Exercise directions –
Here is the task for the listing below: output exactly the lines from the one containing "Generate a web" through the one containing "const GREY = '#595959';", and leave out the pictures.

Supplied records –
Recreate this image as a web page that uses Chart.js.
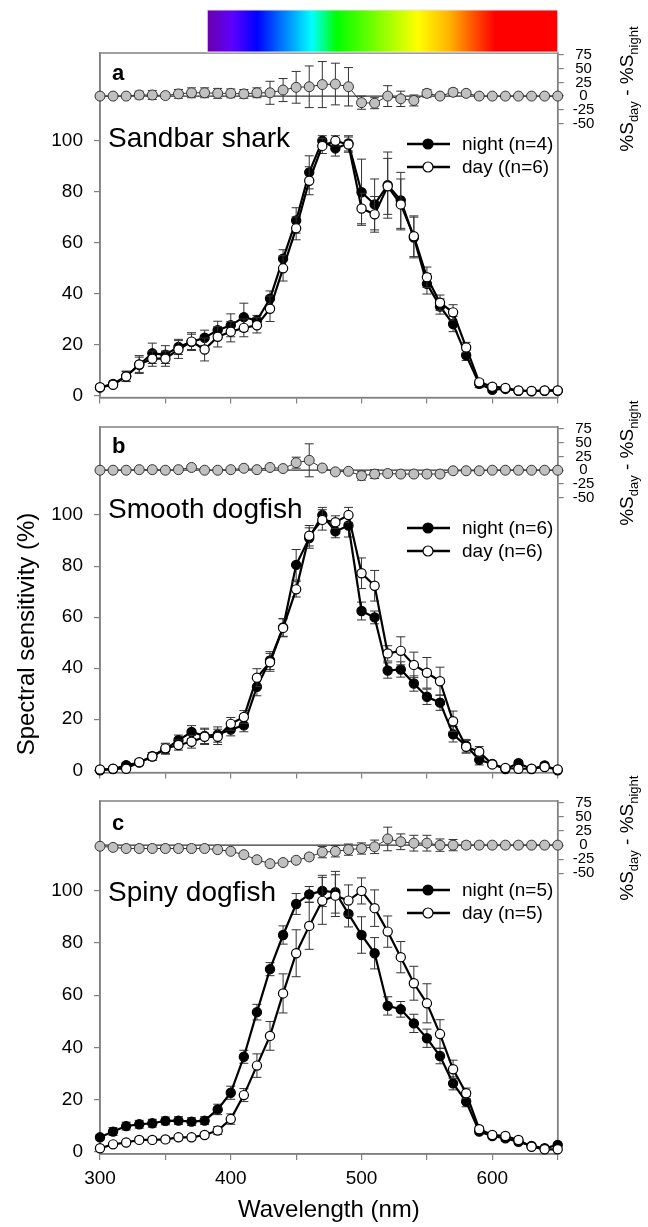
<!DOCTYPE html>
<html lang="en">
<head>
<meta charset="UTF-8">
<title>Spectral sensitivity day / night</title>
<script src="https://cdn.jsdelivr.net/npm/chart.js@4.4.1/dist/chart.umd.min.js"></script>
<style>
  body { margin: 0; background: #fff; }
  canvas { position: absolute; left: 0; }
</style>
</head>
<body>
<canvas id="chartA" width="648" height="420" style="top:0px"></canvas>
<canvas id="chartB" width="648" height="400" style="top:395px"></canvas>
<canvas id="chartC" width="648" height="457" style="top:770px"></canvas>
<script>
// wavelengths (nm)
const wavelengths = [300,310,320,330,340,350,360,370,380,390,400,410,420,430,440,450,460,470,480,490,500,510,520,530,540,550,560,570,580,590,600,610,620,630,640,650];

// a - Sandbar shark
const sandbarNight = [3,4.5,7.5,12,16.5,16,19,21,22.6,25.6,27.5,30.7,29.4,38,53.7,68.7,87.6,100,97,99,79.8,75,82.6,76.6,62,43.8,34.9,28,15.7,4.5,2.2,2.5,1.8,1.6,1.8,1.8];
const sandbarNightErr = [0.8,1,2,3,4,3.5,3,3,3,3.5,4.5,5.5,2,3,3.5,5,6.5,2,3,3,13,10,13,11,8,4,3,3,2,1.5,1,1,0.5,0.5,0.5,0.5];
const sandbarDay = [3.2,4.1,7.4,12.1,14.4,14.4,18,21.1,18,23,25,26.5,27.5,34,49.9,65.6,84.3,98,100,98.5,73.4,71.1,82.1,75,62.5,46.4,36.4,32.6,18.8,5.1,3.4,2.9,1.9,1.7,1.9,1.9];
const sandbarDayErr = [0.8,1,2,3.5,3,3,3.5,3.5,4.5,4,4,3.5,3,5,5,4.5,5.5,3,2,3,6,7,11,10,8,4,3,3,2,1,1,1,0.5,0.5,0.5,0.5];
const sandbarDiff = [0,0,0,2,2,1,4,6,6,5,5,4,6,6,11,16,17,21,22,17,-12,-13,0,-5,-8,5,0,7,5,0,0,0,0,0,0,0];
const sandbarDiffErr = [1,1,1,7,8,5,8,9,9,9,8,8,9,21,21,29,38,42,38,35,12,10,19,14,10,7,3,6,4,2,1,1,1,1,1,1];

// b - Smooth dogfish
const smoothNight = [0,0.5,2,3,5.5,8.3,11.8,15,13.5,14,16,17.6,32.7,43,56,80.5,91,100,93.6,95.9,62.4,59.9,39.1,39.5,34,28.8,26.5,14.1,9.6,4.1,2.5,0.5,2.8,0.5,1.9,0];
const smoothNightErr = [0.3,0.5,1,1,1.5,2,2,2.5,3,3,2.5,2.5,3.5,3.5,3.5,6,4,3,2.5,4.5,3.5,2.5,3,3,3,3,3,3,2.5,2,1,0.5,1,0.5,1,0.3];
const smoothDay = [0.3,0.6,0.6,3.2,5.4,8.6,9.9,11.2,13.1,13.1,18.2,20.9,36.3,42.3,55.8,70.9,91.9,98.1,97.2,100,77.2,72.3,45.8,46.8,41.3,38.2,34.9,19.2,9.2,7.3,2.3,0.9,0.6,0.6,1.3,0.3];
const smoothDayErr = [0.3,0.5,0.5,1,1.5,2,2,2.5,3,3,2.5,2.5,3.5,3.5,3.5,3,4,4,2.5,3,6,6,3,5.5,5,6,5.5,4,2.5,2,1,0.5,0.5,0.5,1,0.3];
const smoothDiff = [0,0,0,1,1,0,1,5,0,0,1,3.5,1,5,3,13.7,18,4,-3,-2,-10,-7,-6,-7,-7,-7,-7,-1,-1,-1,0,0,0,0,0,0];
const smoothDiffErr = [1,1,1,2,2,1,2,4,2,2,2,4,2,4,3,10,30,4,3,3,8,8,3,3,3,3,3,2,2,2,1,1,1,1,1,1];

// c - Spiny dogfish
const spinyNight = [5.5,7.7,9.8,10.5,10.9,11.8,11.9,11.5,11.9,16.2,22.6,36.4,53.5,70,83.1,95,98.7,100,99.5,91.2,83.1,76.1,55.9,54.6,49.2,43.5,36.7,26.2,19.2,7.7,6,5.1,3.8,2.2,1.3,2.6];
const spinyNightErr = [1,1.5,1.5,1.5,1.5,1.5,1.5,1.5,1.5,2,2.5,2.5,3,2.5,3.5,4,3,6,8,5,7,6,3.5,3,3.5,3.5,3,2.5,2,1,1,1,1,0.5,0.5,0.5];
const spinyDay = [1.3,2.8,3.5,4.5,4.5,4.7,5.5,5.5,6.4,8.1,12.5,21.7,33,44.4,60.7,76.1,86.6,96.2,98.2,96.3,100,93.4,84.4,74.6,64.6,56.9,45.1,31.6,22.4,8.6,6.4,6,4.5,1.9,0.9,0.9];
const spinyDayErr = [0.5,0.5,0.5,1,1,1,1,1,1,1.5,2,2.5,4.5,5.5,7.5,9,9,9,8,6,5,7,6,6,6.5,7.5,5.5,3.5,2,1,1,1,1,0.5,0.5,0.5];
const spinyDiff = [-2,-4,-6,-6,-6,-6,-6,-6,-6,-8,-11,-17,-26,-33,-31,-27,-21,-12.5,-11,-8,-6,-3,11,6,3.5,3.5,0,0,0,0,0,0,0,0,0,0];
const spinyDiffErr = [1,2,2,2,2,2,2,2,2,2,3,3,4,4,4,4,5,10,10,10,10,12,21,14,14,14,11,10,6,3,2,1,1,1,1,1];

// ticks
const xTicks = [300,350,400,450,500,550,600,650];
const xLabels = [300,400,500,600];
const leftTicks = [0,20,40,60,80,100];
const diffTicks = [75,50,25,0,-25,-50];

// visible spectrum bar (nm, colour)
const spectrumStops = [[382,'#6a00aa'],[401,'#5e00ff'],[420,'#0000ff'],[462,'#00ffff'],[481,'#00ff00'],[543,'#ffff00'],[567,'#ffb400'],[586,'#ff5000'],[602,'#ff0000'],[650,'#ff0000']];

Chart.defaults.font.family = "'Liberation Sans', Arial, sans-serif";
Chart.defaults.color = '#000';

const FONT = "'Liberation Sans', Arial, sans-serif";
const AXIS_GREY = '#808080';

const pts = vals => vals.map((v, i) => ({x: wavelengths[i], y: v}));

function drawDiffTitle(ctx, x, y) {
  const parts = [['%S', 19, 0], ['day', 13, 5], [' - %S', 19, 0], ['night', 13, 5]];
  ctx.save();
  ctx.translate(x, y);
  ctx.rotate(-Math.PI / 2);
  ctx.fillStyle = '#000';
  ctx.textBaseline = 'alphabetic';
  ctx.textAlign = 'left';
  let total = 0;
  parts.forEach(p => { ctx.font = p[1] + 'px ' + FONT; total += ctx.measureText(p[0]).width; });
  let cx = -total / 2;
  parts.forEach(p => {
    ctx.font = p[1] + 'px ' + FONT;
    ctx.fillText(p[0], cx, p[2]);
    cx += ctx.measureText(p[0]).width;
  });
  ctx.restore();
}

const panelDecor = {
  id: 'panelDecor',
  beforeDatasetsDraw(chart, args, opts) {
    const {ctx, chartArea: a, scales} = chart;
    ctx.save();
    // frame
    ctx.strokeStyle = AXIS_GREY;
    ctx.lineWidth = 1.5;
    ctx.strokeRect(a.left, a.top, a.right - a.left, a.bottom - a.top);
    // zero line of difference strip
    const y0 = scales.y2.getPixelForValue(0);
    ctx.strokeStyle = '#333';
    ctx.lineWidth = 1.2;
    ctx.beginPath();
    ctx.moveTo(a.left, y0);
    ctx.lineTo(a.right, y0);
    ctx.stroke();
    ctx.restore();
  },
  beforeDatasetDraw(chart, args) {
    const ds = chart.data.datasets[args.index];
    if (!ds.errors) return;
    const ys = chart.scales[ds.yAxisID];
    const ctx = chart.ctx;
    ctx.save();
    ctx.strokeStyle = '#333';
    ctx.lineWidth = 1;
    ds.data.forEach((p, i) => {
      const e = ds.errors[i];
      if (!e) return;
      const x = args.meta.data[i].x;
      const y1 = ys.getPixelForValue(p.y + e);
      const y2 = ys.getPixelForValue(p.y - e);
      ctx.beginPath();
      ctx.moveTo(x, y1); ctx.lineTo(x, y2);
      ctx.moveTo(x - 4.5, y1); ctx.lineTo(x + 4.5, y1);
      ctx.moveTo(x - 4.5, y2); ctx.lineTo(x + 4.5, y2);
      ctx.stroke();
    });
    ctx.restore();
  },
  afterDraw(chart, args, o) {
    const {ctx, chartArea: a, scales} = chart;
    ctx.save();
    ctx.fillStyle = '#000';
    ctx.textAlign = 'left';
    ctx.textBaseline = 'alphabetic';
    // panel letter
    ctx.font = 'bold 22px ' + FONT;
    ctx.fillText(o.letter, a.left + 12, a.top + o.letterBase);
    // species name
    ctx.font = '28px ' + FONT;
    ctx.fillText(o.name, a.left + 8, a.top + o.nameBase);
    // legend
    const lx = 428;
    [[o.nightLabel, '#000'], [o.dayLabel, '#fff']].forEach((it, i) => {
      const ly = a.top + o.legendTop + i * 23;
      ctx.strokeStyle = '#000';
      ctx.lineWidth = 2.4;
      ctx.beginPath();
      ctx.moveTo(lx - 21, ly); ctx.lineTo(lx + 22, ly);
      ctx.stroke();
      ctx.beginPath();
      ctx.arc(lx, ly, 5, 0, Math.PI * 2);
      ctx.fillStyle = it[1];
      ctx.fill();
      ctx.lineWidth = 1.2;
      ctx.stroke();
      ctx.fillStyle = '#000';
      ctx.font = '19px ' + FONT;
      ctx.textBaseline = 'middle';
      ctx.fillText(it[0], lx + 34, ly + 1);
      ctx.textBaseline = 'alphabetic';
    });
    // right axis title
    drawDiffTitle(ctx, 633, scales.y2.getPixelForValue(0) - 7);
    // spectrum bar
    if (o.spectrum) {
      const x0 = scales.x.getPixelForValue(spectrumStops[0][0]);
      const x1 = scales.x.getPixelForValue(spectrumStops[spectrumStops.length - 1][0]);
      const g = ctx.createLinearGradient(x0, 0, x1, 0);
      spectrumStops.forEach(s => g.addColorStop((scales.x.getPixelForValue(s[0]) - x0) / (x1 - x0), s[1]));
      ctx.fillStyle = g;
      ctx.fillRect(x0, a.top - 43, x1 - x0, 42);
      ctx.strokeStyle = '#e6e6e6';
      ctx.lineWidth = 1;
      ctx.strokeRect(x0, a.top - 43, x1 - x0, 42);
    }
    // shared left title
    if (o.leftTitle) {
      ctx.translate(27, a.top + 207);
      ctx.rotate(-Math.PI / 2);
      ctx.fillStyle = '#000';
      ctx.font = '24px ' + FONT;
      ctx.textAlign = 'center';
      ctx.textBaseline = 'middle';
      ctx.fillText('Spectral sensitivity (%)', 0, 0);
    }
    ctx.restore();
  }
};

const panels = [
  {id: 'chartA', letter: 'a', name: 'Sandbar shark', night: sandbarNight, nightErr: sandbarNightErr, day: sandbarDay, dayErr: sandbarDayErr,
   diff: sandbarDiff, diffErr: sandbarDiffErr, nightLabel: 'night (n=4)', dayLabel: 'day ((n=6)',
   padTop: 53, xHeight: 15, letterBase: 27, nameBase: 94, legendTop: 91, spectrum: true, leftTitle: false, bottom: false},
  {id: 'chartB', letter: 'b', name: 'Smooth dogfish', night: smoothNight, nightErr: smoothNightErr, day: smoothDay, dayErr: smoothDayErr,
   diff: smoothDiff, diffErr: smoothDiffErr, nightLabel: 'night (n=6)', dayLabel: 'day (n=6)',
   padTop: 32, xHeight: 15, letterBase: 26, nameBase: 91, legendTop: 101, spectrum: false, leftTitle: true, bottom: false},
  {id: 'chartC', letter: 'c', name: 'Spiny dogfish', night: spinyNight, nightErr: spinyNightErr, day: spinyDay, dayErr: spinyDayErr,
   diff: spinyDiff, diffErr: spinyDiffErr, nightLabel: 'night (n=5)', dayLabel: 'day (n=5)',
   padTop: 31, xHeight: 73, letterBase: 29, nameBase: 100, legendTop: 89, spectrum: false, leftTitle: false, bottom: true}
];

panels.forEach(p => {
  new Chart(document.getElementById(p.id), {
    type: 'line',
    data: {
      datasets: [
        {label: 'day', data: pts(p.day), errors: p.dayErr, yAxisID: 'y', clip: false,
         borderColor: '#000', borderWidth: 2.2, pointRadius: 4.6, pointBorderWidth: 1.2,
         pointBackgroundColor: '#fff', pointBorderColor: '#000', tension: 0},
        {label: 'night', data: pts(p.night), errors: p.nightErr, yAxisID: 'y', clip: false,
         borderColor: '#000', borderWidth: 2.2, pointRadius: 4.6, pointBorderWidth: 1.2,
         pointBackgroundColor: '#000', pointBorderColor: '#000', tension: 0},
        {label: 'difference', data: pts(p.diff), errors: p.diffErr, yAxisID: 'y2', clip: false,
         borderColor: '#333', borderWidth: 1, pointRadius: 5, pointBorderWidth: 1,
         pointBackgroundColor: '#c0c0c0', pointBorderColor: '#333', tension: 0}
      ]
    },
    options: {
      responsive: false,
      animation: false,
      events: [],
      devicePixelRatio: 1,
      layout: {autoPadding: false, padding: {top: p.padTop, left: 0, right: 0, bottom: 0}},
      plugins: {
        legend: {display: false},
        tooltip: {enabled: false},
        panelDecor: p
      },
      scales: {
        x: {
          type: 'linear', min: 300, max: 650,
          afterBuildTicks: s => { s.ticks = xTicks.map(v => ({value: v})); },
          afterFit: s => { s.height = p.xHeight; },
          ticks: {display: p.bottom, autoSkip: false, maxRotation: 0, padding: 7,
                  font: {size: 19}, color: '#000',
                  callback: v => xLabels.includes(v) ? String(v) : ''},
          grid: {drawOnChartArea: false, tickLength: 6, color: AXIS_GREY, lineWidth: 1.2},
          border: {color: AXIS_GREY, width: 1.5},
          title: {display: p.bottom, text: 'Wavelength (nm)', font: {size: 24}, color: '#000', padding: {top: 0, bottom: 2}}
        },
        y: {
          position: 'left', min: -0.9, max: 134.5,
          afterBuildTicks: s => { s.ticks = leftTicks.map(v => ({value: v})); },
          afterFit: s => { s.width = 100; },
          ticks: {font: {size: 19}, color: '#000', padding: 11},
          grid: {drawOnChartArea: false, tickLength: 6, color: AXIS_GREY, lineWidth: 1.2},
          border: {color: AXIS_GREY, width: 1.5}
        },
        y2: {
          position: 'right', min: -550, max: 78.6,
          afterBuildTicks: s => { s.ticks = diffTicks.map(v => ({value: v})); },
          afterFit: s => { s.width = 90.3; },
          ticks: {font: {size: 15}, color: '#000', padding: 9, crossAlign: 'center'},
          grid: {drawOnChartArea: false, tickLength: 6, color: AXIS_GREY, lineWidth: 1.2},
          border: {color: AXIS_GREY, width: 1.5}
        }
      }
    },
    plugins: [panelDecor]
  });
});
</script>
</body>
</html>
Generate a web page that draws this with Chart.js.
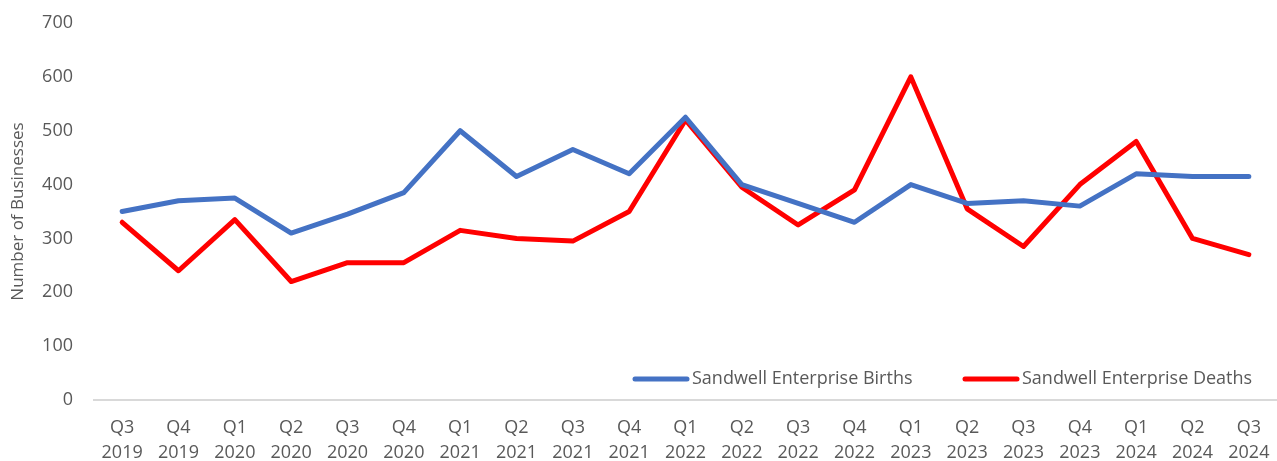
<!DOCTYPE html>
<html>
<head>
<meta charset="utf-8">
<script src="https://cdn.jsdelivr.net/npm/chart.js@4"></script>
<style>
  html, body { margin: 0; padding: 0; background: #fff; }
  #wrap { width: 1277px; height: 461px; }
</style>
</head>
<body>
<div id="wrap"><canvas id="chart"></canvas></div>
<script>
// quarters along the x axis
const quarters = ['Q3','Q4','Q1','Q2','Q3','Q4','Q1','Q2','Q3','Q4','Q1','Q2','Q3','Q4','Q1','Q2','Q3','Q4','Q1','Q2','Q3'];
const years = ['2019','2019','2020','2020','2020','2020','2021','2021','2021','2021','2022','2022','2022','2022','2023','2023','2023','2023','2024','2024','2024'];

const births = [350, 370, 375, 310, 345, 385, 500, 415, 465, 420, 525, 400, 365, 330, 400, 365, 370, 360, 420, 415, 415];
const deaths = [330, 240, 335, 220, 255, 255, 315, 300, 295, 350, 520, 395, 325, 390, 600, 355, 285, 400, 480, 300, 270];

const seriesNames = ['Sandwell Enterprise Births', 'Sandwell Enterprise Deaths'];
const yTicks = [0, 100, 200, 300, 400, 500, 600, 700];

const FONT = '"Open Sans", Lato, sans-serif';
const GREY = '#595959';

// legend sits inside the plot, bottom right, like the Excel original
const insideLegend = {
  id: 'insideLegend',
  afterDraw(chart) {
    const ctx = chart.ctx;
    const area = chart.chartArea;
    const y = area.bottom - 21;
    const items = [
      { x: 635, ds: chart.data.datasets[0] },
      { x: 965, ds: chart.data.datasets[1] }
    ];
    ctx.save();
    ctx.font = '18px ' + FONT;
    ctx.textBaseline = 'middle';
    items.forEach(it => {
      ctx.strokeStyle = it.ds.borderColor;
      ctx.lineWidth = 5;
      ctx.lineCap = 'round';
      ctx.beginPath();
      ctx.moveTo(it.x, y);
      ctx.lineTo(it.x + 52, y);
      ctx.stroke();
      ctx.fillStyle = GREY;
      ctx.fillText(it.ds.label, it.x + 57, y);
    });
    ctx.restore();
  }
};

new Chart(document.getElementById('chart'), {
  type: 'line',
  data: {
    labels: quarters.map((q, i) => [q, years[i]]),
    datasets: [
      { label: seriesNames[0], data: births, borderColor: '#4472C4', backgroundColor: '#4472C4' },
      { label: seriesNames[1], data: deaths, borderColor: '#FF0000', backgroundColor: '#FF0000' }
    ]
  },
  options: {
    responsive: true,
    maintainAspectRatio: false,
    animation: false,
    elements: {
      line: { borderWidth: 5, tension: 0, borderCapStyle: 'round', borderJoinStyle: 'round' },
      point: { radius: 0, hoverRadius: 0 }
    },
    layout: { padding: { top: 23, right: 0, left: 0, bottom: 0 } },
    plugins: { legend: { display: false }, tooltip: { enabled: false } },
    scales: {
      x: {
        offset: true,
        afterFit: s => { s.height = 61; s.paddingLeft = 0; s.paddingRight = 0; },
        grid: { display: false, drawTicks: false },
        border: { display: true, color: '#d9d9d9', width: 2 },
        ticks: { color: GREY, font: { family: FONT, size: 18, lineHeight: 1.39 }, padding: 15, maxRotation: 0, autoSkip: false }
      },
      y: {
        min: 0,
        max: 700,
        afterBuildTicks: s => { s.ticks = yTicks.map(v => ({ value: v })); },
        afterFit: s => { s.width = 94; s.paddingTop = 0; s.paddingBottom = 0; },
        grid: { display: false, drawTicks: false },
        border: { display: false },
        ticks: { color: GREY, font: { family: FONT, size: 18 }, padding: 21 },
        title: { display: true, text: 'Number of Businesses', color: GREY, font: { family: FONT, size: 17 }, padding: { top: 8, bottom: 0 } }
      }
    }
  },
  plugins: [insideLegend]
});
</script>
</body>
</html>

Finished exercise –
Generate a web page that draws this with Chart.js.
<!DOCTYPE html>
<html>
<head>
<meta charset="utf-8">
<script src="https://cdn.jsdelivr.net/npm/chart.js@4"></script>
<style>
  html, body { margin: 0; padding: 0; background: #fff; }
  #wrap { width: 1277px; height: 461px; }
</style>
</head>
<body>
<div id="wrap"><canvas id="chart"></canvas></div>
<script>
// quarters along the x axis
const quarters = ['Q3','Q4','Q1','Q2','Q3','Q4','Q1','Q2','Q3','Q4','Q1','Q2','Q3','Q4','Q1','Q2','Q3','Q4','Q1','Q2','Q3'];
const years = ['2019','2019','2020','2020','2020','2020','2021','2021','2021','2021','2022','2022','2022','2022','2023','2023','2023','2023','2024','2024','2024'];

const births = [350, 370, 375, 310, 345, 385, 500, 415, 465, 420, 525, 400, 365, 330, 400, 365, 370, 360, 420, 415, 415];
const deaths = [330, 240, 335, 220, 255, 255, 315, 300, 295, 350, 520, 395, 325, 390, 600, 355, 285, 400, 480, 300, 270];

const seriesNames = ['Sandwell Enterprise Births', 'Sandwell Enterprise Deaths'];
const yTicks = [0, 100, 200, 300, 400, 500, 600, 700];

const FONT = '"Open Sans", Lato, sans-serif';
const GREY = '#595959';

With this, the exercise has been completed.